Attending: Bruno, Satish, Paola, Joseph, Felipe, Alex R., Adam, Chris, Alex, Tapasi, Enrique, Jose
Overview and top-up¶
Jaroslav froze data today, ND and FD final runs. Now in hands of data quality. Jose is running bad channels validation. It happens only for good runs, so there’s a bit of running condition. It takes 1 day for FD around 11 am. Kanika asks why not to validate bad runs. Bad channels expected to be validated today or tomorrow, v14. ND will happen at the same time. Good runs is unknown as of now.
Still using dq.isgoodrun metadata, the database didn’t converge on time.
Second step is making the release, once we know the version of the database. Kanika also wants to add info to the deCAFs, so that should be in the next prod2reco.e tag. Plan to start work on Wednesday morning. Probably ready by next Monday.
Kanika was respinning CAFs, but some of them failed, but the last file taking very long time. SAM losing track of the job seems like the most likely reason. Advice is to kill these jobs and drain. SAM stabilities are still occurring with high frequency. Snapshots are free from most of the issues with SAM.
Good runs stalled last week, but it seems to be working now.
Failure to open files in pnfs:, it’s rare, but it keeps hitting people. It’s a big issue when running big jobs on full datasets. Alex is going to push SCD for this to be fixed.
Enrique observes jobs taking too much memory offsite. That’s not a problem because we optimise and then drain, but the problem is maxConcurrent counts held jobs as running jobs.
Tapasi has mostly completed this sample with 6% errors. She will work on the definitions and we’ll either re-run or drain. Tapasi sees differences between extra metadata. Fluxswaps appear to use the old FCL file with pidpart files, so it’s using the FirstAna version and they don’t have CVN or others, so we’re probably going to run again, but perhaps from the reco. Do we do a smaller sample or do we delay FD data? We’re going to need all the definitions and we’ll have to start re-processing. We’re going to need to retire the latest files. Tapes and Joseph will work on the definitions, and Tapasi will send more jobs today.

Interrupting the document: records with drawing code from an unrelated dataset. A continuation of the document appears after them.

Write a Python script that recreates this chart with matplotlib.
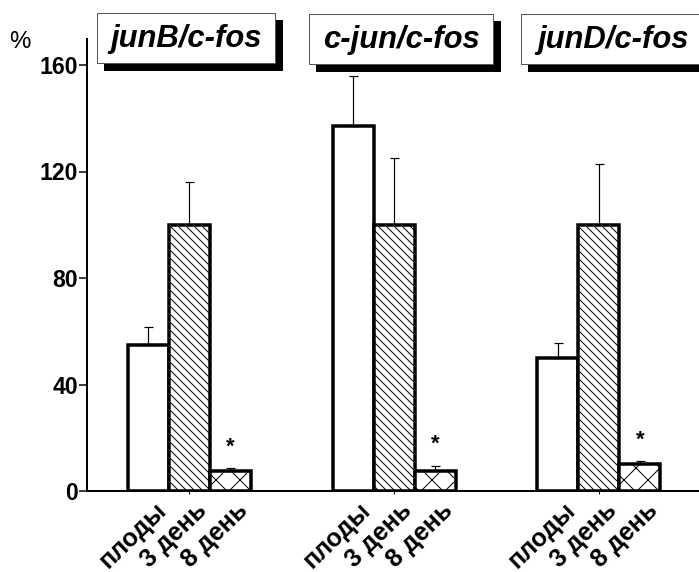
import matplotlib
matplotlib.use("Agg")
import matplotlib.pyplot as plt
from matplotlib.patches import Rectangle
from matplotlib.transforms import blended_transform_factory
import numpy as np

plt.rcParams['font.family'] = ['Liberation Sans', 'DejaVu Sans']
plt.rcParams['hatch.linewidth'] = 1.0

# data
groups = ['junB/c-fos', 'c-jun/c-fos', 'junD/c-fos']
conditions = ['плоды', '3 день', '8 день']
values = [[55, 100, 7.5],
          [137, 100, 7.5],
          [50, 100, 10]]
errors = [[6.5, 16, 1],
          [19, 25, 2],
          [5.5, 23, 1.3]]
significant = [False, False, True]
hatches = ['', '\\\\\\', 'x']
yticks = [0, 40, 80, 120, 160]

W, H = 699, 572
fig = plt.figure(figsize=(W / 72, H / 72), dpi=72)
ax = fig.add_axes([87 / W, 81 / H, 612 / W, 452 / H])

gap = 5
for g, gname in enumerate(groups):
    for c in range(3):
        x = g * gap + c
        ax.bar(x, values[g][c], width=1.0, color='white', edgecolor='black',
               linewidth=3.5, hatch=hatches[c], zorder=2)
        ax.errorbar(x, values[g][c], yerr=[[0], [errors[g][c]]], fmt='none',
                    ecolor='black', elinewidth=1.2, capsize=4.5, capthick=1.2,
                    zorder=3)
        if significant[c]:
            ax.text(x, values[g][c] + errors[g][c] + 4, '*', ha='center',
                    va='bottom', fontsize=22, fontweight='bold')

ax.set_xlim(-1.49, 13.44)
ax.set_ylim(0, 452 / 2.6625)
ax.set_yticks(yticks)
ax.set_yticklabels([str(t) for t in yticks], fontsize=23, fontweight='bold')
ax.tick_params(axis='y', length=8, width=1.5, pad=1)

ax.set_xticks([g * gap + 1 for g in range(3)])
ax.set_xticklabels([])
ax.tick_params(axis='x', length=3, width=1)

for s in ['top', 'right']:
    ax.spines[s].set_visible(False)
ax.spines['left'].set_linewidth(2)
ax.spines['bottom'].set_linewidth(2)

trans = blended_transform_factory(ax.transData, ax.transAxes)
for g in range(3):
    for c, lab in enumerate(conditions):
        ax.text(g * gap + c + 0.14, -0.016, lab, transform=trans, rotation=44,
                ha='right', va='top', rotation_mode='anchor', fontsize=25,
                fontweight='bold')

# % label
fig.text(9 / W, 1 - 48 / H, '%', fontsize=24, ha='left', va='baseline')


# title boxes with drop shadow (pixel layout)
def px(x, y):
    return x / W, 1 - y / H


boxes = [(97, 13, 178, 50), (309, 14, 184, 50), (521, 14, 184, 50)]
for (bx, by, bw, bh), name in zip(boxes, groups):
    sx, sy = px(bx + 7, by + bh + 7)
    fig.patches.append(Rectangle((sx, sy), bw / W, bh / H, transform=fig.transFigure,
                                 facecolor='black', edgecolor='black', zorder=5))
    x0, y0 = px(bx, by + bh)
    fig.patches.append(Rectangle((x0, y0), bw / W, bh / H, transform=fig.transFigure,
                                 facecolor='white', edgecolor='#555555', linewidth=1,
                                 zorder=6))
    cx, cy = px(bx + bw / 2, by + bh / 2 + 1)
    fig.text(cx, cy, name, ha='center', va='center', fontsize=31,
             fontweight='bold', fontstyle='italic', zorder=7)

fig.savefig('out.png', dpi=72)
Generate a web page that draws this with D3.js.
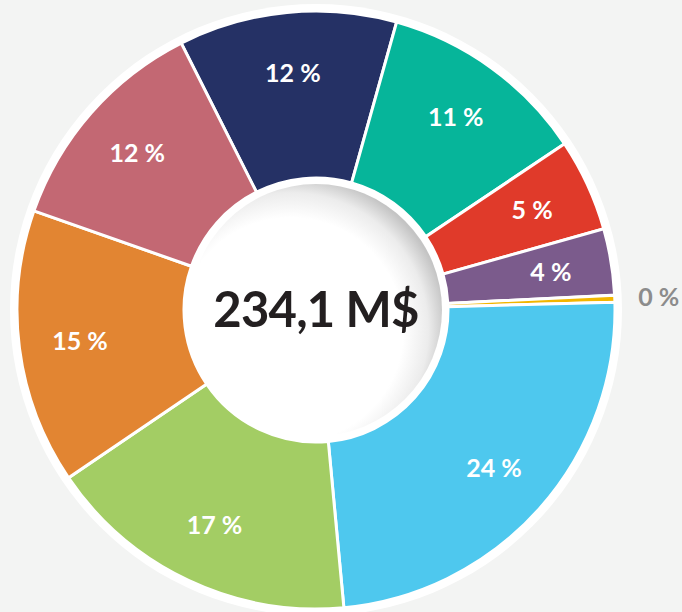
<!DOCTYPE html>
<html><head><meta charset="utf-8">
<script src="https://cdn.jsdelivr.net/npm/d3@7"></script>
<style>
html,body{margin:0;padding:0;background:#f3f4f3;}
svg{display:block;}
</style></head>
<body>
<svg id="chart" width="682" height="612"></svg>
<script>
const categories = ["A","B","C","D","E","F","G","H","I"];
const values = [27.6, 26.4, 11.7, 8.4, 0.9, 56.0, 39.8, 34.8, 28.5];
const percentLabels = ["12 %","11 %","5 %","4 %","0 %","24 %","17 %","15 %","12 %"];
const colors = ["#253165","#06b59a","#e03a2a","#7b5b8c","#f2b600","#4ec8ee","#a3cd64","#e28532","#c36873"];
const totalLabel = "234,1 M$";

const svg = d3.select("#chart");
const cx = 316, cy = 310, R = 299, r = 132;
const defs = svg.append("defs");
const grad = defs.append("radialGradient").attr("id","innerShade")
  .attr("cx","40%").attr("cy","58%").attr("r","62%").attr("fx","40%").attr("fy","58%");
grad.append("stop").attr("offset","0%").attr("stop-color","#ffffff");
grad.append("stop").attr("offset","72%").attr("stop-color","#ffffff");
grad.append("stop").attr("offset","88%").attr("stop-color","#ececec");
grad.append("stop").attr("offset","100%").attr("stop-color","#c4c4c4");

const g = svg.append("g").attr("transform",`translate(${cx},${cy})`);
g.append("circle").attr("r", R+7).attr("fill","#ffffff");

const pie = d3.pie().sort(null).value(d=>d)
  .startAngle(-26.8*Math.PI/180).endAngle(2*Math.PI-26.8*Math.PI/180);
const arcs = pie(values);
const arc = d3.arc().innerRadius(r).outerRadius(R);
g.selectAll("path.slice").data(arcs).join("path").attr("class","slice")
  .attr("d", arc).attr("fill",(d,i)=>colors[i])
  .attr("stroke","#ffffff").attr("stroke-width",3).attr("stroke-linejoin","miter");

g.append("circle").attr("r", r).attr("fill","#ffffff");
g.append("circle").attr("r", r-6).attr("fill","url(#innerShade)");

const labelArc = d3.arc().innerRadius(238).outerRadius(238);
const outerArc = d3.arc().innerRadius(343).outerRadius(343);
g.selectAll("text.pct").data(arcs).join("text").attr("class","pct")
  .attr("transform",(d,i)=>{
    const c = (values[i]/d3.sum(values) < 0.01 ? outerArc : labelArc).centroid(d);
    return `translate(${c[0]},${c[1]})`;
  })
  .attr("text-anchor","middle").attr("dy","0.36em")
  .attr("font-family","Lato, sans-serif").attr("font-weight","bold").attr("font-size",25)
  .attr("fill",(d,i)=> values[i]/d3.sum(values) < 0.01 ? "#8c8c8c" : "#ffffff")
  .text((d,i)=>percentLabels[i]);

g.append("text").attr("text-anchor","middle").attr("y",17)
  .attr("font-family","Lato, sans-serif").attr("font-weight","bold").attr("font-size",49)
  .attr("letter-spacing","-0.8")
  .attr("fill","#231f20").text(totalLabel);
</script>
</body></html>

Maintain ~ 4000 jobs running offsite, with 4 submissions, 1 per epoch. The progress is slow but steady. Not many problems nor errors. Probably about 1 more week to finish the whole thing. Samples are huge, but the progress is good. 3b sample, the one running at SMU is the one performing worse. Apparently there are nodes at SMU that are causing trouble, so Enrique will resubmit elsewhere. Enrique sees very long transfer periods, but it seems to be just because of the sheer number of files. Good news is that we’re not killing deCache. Alex is trying to get NOvA to access the LHC connection, which should make a difference. Excellent demonstration that we can run reconstruction offsite, except for LEMServer. Load balancing seems like the biggest issue.
All processes except for nue veto are done. There are a few failures, still not clear why. 100% efficiency is not expected, Alex points out. caf_respins.inc memory limit seems small (800 Mb). Kanika will resubmit after the veto cosmics are done.It’s possible that the problem was in declaring, which is easy to check if their location is virtual. Respining decafs may not be possible due to metadata and filename not being consistently filled.
Bruno will check the logs to see why a fraction of the jobs fail without an output.
Keep-up without major problems, raw2root were stuck in the FTS last week waiting for enstore location. On reco, there were a few error files, and OPOS are debugging. Stalled files are FD, which is a very high priority thing to resolve, so Paola will take care of this today. All data from today will have been processed by tomorrow noon.
The setup is pretty much converged into a final stage, so Satish is working on migrating more and more datasets into the new system. Next ones will be Kanika’s respins of the CAFs. Satish has a new version, not on the repository, which will replace the other one (because overwrites names). ETA for completing migration is this week.
Multiple location dropbox¶
Satish has everything except for support from Amazon. Satish needs the actual S3 location, unfortunately each one uses its own, so perhaps there’s not a case for including Amazon into this system.
Defgen and metadata¶
Joseph committed a new version which should work for pretty much every sample. There are examples and options for backwards compatibility. There seems to be a lot of special-casing and details. The first thing is (no)rock and (no)genierw which should probably be in the filename to make it easier to use. Essentially all MC has genierw except for special cases, so this should go into special. Same for no-rock. RHC needs work if we want to read if from the raw2root, but in principle it should be trivial to do it from run ranges. Tools might not be ready to prepare a scheme for this yet, but we want to get started in thinking on how are we going to approach.